Here’s what Luke does that’s so gentle: he doesn’t scold the disciples for that shattered hope. He lets them say it out loud. Which means you can say it out loud too. Honest faith is still faith. Grieving hope is still hope. Naming disappointment is not betrayal—it’s truth-telling in God’s presence.
And the resurrection doesn’t deny Good Friday. It doesn’t erase the cross. It doesn’t pretend loss isn’t real. It simply insists that loss is not final. The worst thing is real—but it’s not the last thing.
So if you’re carrying your own “but we had hoped,” you don’t have to rush to a happy ending. Let Jesus meet you in that sentence. He’s not offended by your honesty. He’s already walking toward it.
Application
- Write your “but we had hoped…” sentence in a journal. Then add: “Jesus, meet me here.”

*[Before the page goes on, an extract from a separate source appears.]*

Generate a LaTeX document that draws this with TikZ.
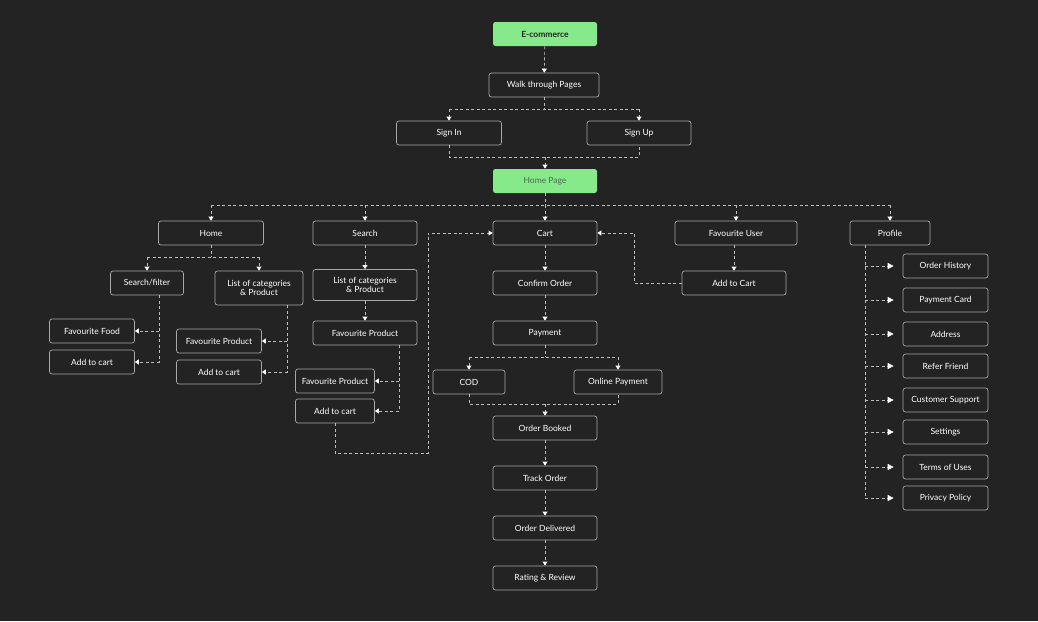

- Talk to one trusted person about what you’ve been carrying—don’t carry it alone.
- Practice one small act of hope today (a walk, a meal, a phone call, a prayer, a next step).
PrayerGod, you see the hopes I’ve lost and the dreams that didn’t turn out the way I begged for. Meet me in my disappointment. Hold me when I’m afraid to hope again. And teach me, slowly, that the worst thing is not the last thing. Amen.